If one considers oneself idiotic then one could define one`s own practices as idiotic. But if you accept and use some kind of a linguistic practice, that particular practice is of some use (i.e. may sound awkward or idiotic, but is shorter or easier to pronounce, etc.) to you. So while to me the difference between a naturalistic materialist and an atheist is not so clear so as to make me feel the need to use terms which differentiate them clearly, that does not mean that I hold the opinion that some other kind of practice is wrong or idiotic. I was just argumentative about the practice being truly useful, not about there not really being any difference (because there is, however slight it may be)

I am wondering if the person who said that you weren't a "true" atheist is a theist or an atheist. I don't really see an atheist saying that but mankind (as a whole) never ceases to surprise me. If you say, "I do not believe in god(s)" then you are an atheist. Enough said. Period. We all have different opinions after that. :)

The person who said that is a militant atheist ha.
ahhh. Maybe this person has been misinformed of what "atheist" means. Not all of us are militant and not all are against religion. There are a few atheists out there who believe mankind needs religion and would fail without it; though, I would beg to differ.
I think you just sound pleasant and easy to get along with.  Those aren't exactly negative traits.

I think there's a subtle distinction and you have to draw your own line.  For example, I have a good friend who is a Christian.  When i talk to her about being angry or sad or whatever is bringing me down, she always says, "I'll pray about it."  I accept that the words are just a vessel which carry the message - the message being that she cares about me and wants me to be happy, and she feels that praying is the best way to help.

 

On the other hand, the cashier at the local Steak-n-Shake insists on saying "God bless you" when someone pays their bill.  So I don't go there.  Because those people don't care about me.  They just say it because they feel like they're supposed to say it. 

 

The underlying idea here is that your personal boundaries are personal. 

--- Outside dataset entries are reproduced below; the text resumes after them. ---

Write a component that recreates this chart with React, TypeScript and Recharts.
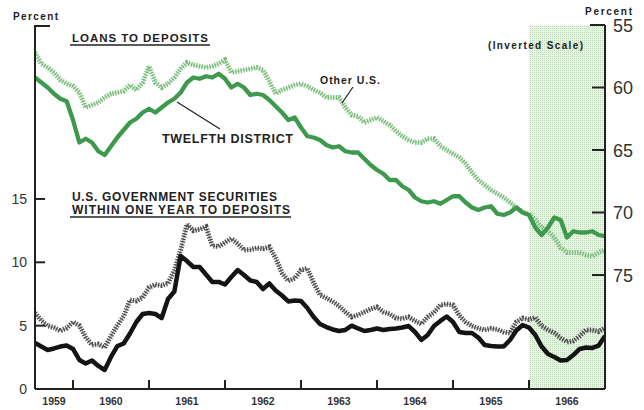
import React from 'react';
import { LineChart, Line, XAxis, YAxis, ReferenceArea } from 'recharts';

// Monthly observations, July 1959 through the end of 1966
const START = 1959.5;
const monthIndex = Array.from({ length: 91 }, (_, i) => i);
const months = monthIndex.map((i) => +(START + i / 12).toFixed(4));

// Loans to deposits (percent, inverted right scale)
const loansTwelfth = [
  59.2, 59.6, 60.0, 60.5, 60.9, 61.1, 62.6, 64.4, 64.1, 64.4,
  65.1, 65.4, 64.7, 64.0, 63.4, 62.8, 62.5, 62.0, 61.7, 62.0,
  61.6, 61.2, 60.9, 60.4, 59.6, 59.2, 59.3, 59.1, 59.2, 58.9,
  59.3, 60.0, 59.7, 60.0, 60.6, 60.5, 60.6, 61.0, 61.5, 62.0,
  62.6, 62.4, 63.2, 63.9, 64.0, 64.2, 64.6, 64.8, 64.7, 65.1,
  65.2, 65.2, 65.7, 66.2, 66.6, 66.9, 67.4, 67.4, 67.9, 68.2,
  68.8, 69.1, 69.2, 69.1, 69.3, 69.0, 68.7, 68.7, 69.2, 69.6,
  69.8, 69.6, 69.5, 70.1, 70.2, 70.0, 69.6, 70.0, 70.2, 71.2,
  71.8, 71.2, 70.4, 70.6, 72.0, 71.5, 71.6, 71.6, 71.5, 71.8,
  71.9,
];
const loansOther = [
  57.2, 58.1, 58.4, 58.8, 59.4, 59.7, 59.9, 60.4, 61.6, 61.4,
  61.2, 60.8, 60.5, 60.4, 60.3, 59.8, 60.2, 59.6, 58.3, 59.6,
  60.0, 59.7, 59.2, 58.5, 58.0, 58.2, 58.3, 58.4, 58.3, 58.1,
  57.8, 58.8, 58.7, 58.6, 58.5, 58.4, 58.6, 59.5, 60.5, 60.2,
  60.0, 59.8, 59.7, 59.9, 60.2, 60.4, 60.8, 60.8, 60.8, 61.6,
  62.2, 62.3, 62.8, 62.6, 62.4, 62.7, 63.0, 63.5, 63.9, 64.2,
  64.4, 64.4, 64.1, 64.1, 64.7, 65.0, 65.3, 65.6, 66.1, 66.8,
  67.4, 67.8, 68.2, 68.5, 68.8, 69.2, 69.6, 70.0, 70.1, 70.6,
  71.2, 71.5, 72.0, 72.8, 73.2, 73.2, 73.2, 73.4, 73.5, 73.2,
  73.0,
];

// U.S. Government securities within one year to deposits (percent, left scale)
const secTwelfth = [
  3.63, 3.35, 3.08, 3.2, 3.35, 3.43, 3.16, 2.29, 2.01, 2.25,
  1.82, 1.5, 2.53, 3.39, 3.59, 4.38, 5.29, 5.92, 6.0, 5.92,
  5.6, 7.1, 7.69, 10.5, 10.1, 9.63, 9.63, 9.04, 8.45, 8.45,
  8.25, 8.84, 9.39, 9.0, 8.56, 8.45, 7.89, 8.33, 7.77, 7.38,
  6.91, 6.99, 6.95, 6.39, 5.68, 5.13, 4.89, 4.7, 4.58, 4.66,
  5.0, 4.78, 4.58, 4.66, 4.78, 4.66, 4.74, 4.78, 4.85, 4.97,
  4.5, 3.87, 4.26, 4.97, 5.37, 5.72, 5.29, 4.5, 4.42, 4.42,
  4.06, 3.47, 3.39, 3.35, 3.35, 3.87, 4.62, 5.05, 4.85, 4.26,
  3.35, 2.76, 2.53, 2.25, 2.29, 2.68, 3.16, 3.28, 3.24, 3.43,
  4.18,
];
const secOther = [
  6.0, 5.41, 4.99, 4.84, 4.58, 4.81, 5.29, 5.01, 4.1, 3.47,
  3.55, 3.28, 4.18, 5.01, 5.76, 7.02, 6.95, 7.22, 8.01, 8.25,
  8.17, 8.33, 9.35, 10.97, 13.0, 12.5, 12.6, 12.8, 11.29, 11.25,
  11.56, 11.88, 11.48, 10.97, 11.01, 11.13, 11.07, 11.21, 10.34, 9.16,
  8.52, 8.72, 9.39, 9.51, 8.37, 7.42, 7.18, 6.91, 6.55, 6.08,
  5.68, 5.84, 6.08, 6.31, 6.47, 6.08, 5.92, 5.6, 5.56, 5.68,
  5.37, 5.13, 5.68, 6.04, 6.63, 6.71, 6.63, 5.8, 5.29, 4.97,
  4.78, 4.66, 4.78, 4.7, 4.5, 4.42, 5.29, 5.6, 5.49, 5.64,
  4.97, 4.66, 4.42, 4.03, 3.71, 3.79, 4.18, 4.66, 4.66, 4.54,
  4.81,
];

// Year boundaries (tick marks) and year-label centres
const xTicks = [
  1959.75, 1960, 1960.5, 1961, 1961.5, 1962, 1962.5, 1963, 1963.5,
  1964, 1964.5, 1965, 1965.5, 1966, 1966.5,
];
const leftTicks = [0, 5, 10, 15];
const rightTicks = [55, 60, 65, 70, 75];

const data = months.map((t, i) => ({
  t,
  loansTwelfth: loansTwelfth[i],
  loansOther: loansOther[i],
  secTwelfth: secTwelfth[i],
  secOther: secOther[i],
}));

const FONT = '"Liberation Sans", Arial, sans-serif';
const INK = '#222';

const XTick = (props: any) => {
  const { x, y, payload } = props;
  const v = payload.value as number;
  if (Number.isInteger(v)) {
    return <line x1={x} x2={x} y1={y} y2={y - 9} stroke={INK} strokeWidth={2} />;
  }
  return (
    <text x={x} y={y + 16} textAnchor="middle" fontSize={10.5} fontWeight="bold" fill="#333" fontFamily={FONT}>
      {Math.floor(v)}
    </text>
  );
};

const LeftTick = (props: any) => {
  const { x, y, payload } = props;
  return (
    <g>
      <line x1={x} x2={x + 10} y1={y} y2={y} stroke={INK} strokeWidth={2} />
      <text x={x - 8} y={y + 5} textAnchor="end" fontSize={14} fill="#333" fontFamily={FONT}>
        {payload.value}
      </text>
    </g>
  );
};

const RightTick = (props: any) => {
  const { x, y, payload } = props;
  return (
    <g>
      <line x1={x - 13} x2={x} y1={y} y2={y} stroke={INK} strokeWidth={2} />
      <text x={x + 8} y={y + 6.5} textAnchor="start" fontSize={18} fill="#333" fontFamily={FONT}>
        {payload.value}
      </text>
    </g>
  );
};

export default function App() {
  return (
    <div style={{ position: 'absolute', left: 0, top: 0, width: 644, height: 410, background: '#fff' }}>
      <svg width={0} height={0} style={{ position: 'absolute' }}>
        <defs>
          <pattern id="dots" width="2" height="2" patternUnits="userSpaceOnUse">
            <rect width="2" height="2" fill="#e9f3e6" />
            <rect x="0" y="0" width="1" height="1" fill="#bcdcb6" />
          </pattern>
        </defs>
      </svg>
      <LineChart
        width={644}
        height={410}
        data={data}
        margin={{ top: 25, right: 0, bottom: 0, left: 0 }}
        style={{ position: 'absolute', left: 0, top: 0 }}
      >
        <XAxis
          dataKey="t"
          type="number"
          domain={[1959.5, 1967]}
          ticks={xTicks}
          interval={0}
          tick={XTick}
          tickLine={false}
          tickSize={0}
          tickMargin={0}
          height={21}
          axisLine={{ stroke: INK, strokeWidth: 2 }}
          allowDataOverflow
        />
        <YAxis
          yAxisId="left"
          domain={[0, 28.73]}
          ticks={leftTicks}
          interval={0}
          tick={LeftTick}
          tickLine={false}
          tickSize={0}
          tickMargin={0}
          width={35}
          axisLine={{ stroke: INK, strokeWidth: 2 }}
          allowDataOverflow
        />
        <YAxis
          yAxisId="right"
          orientation="right"
          reversed
          domain={[55, 84.12]}
          ticks={rightTicks}
          interval={0}
          tick={RightTick}
          tickLine={false}
          tickSize={0}
          tickMargin={0}
          width={39}
          axisLine={{ stroke: INK, strokeWidth: 2 }}
          allowDataOverflow
        />
        <ReferenceArea yAxisId="right" x1={1966} x2={1967} fill="url(#dots)" fillOpacity={1} stroke="none" ifOverflow="visible" />

        {/* Other U.S. loans: hatched light green */}
        <Line yAxisId="right" dataKey="loansOther" type="linear" stroke="#c3e2c0" strokeWidth={1.6} dot={false} activeDot={false} isAnimationActive={false} />
        <Line yAxisId="right" dataKey="loansOther" type="linear" stroke="#78bb7a" strokeWidth={5} strokeDasharray="1.3 1.4" dot={false} activeDot={false} isAnimationActive={false} />
        {/* Twelfth District loans */}
        <Line yAxisId="right" dataKey="loansTwelfth" type="linear" stroke="#3d9a4d" strokeWidth={4.3} strokeLinejoin="round" dot={false} activeDot={false} isAnimationActive={false} />

        {/* Other U.S. securities: hatched gray */}
        <Line yAxisId="left" dataKey="secOther" type="linear" stroke="#b0b0b0" strokeWidth={1.6} dot={false} activeDot={false} isAnimationActive={false} />
        <Line yAxisId="left" dataKey="secOther" type="linear" stroke="#4a4a4a" strokeWidth={5} strokeDasharray="1.3 1.4" dot={false} activeDot={false} isAnimationActive={false} />
        {/* Twelfth District securities */}
        <Line yAxisId="left" dataKey="secTwelfth" type="linear" stroke="#141414" strokeWidth={4.5} strokeLinejoin="round" dot={false} activeDot={false} isAnimationActive={false} />
      </LineChart>

      <svg width={644} height={410} style={{ position: 'absolute', left: 0, top: 0, pointerEvents: 'none' }} fontFamily={FONT}>
        <line x1={35} x2={50} y1={26} y2={26} stroke={INK} strokeWidth={2} />
        <line x1={590} x2={605} y1={25} y2={25} stroke={INK} strokeWidth={2} />

        <text x={13} y={20} fontSize={10} fontWeight="bold" fill={INK} textLength={45} lengthAdjust="spacing">Percent</text>
        <text x={585} y={15} fontSize={10} fontWeight="bold" fill={INK} textLength={47} lengthAdjust="spacing">Percent</text>

        <text x={72} y={42} fontSize={11.5} fontWeight="bold" fill={INK} textLength={136} lengthAdjust="spacing">LOANS TO DEPOSITS</text>
        <line x1={70} x2={210} y1={45} y2={45} stroke={INK} strokeWidth={1.5} />

        <text x={488} y={49} fontSize={10} fontWeight="bold" fill={INK} textLength={95} lengthAdjust="spacing">(Inverted Scale)</text>

        <text x={320} y={84} fontSize={10.5} fontWeight="bold" fill={INK} textLength={60} lengthAdjust="spacing">Other U.S.</text>
        <line x1={353} y1={87} x2={342} y2={103} stroke={INK} strokeWidth={1.3} />

        <text x={162} y={143} fontSize={12.5} fontWeight="bold" fill={INK} textLength={131} lengthAdjust="spacing">TWELFTH DISTRICT</text>
        <line x1={177} y1={102} x2={220} y2={129} stroke={INK} strokeWidth={1.3} />

        <text x={72} y={201} fontSize={12} fontWeight="bold" fill={INK} textLength={205} lengthAdjust="spacing">U.S. GOVERNMENT SECURITIES</text>
        <text x={72} y={214} fontSize={12} fontWeight="bold" fill={INK} textLength={218} lengthAdjust="spacing">WITHIN ONE YEAR TO DEPOSITS</text>
        <line x1={70} x2={291} y1={217} y2={217} stroke={INK} strokeWidth={1.5} />
      </svg>
    </div>
  );
}
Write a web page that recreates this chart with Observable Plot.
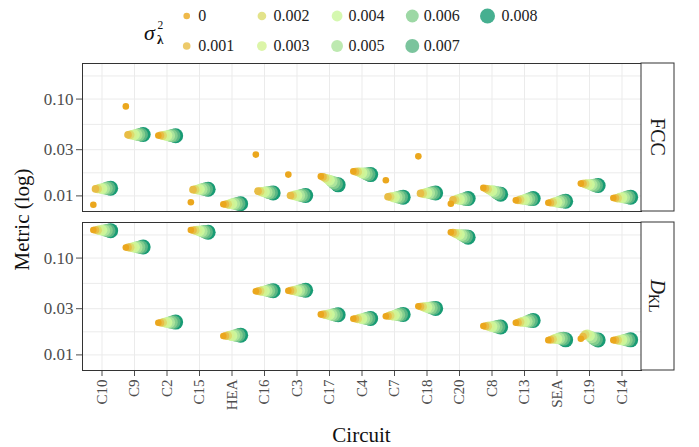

Your friend could also be saying it because she has someone of authority/power/she respects say it to here with the same/similar meaning, so she says the same thing to you because she thinks that is the proper thing to in that situation say.

There are passive agressive humans, what they believe about reality doesn't really say much about agression.

 

If somebody says to me "god bless", i usually retort with a smile on my face and say "which god?", this gets a smile almost every time and gets them thinking, if the talk goes further then I will say I am an atheist and explain to them why I think prayer is nonsense.

 

I find this approach more effective than just blurting out "god had nothing to do with it" through squinted eyes of agression.

I like what you say better than what I usually do, because it accomplishes the same goal as "god had nothing to do with it" but without the angry undertone.

 

What about 'god had nothing to do with it' followed by a smile?

"What about 'god had nothing to do with it' followed by a smile?"

 

That's even better. Blunt and honest but without the aggression. Perfect.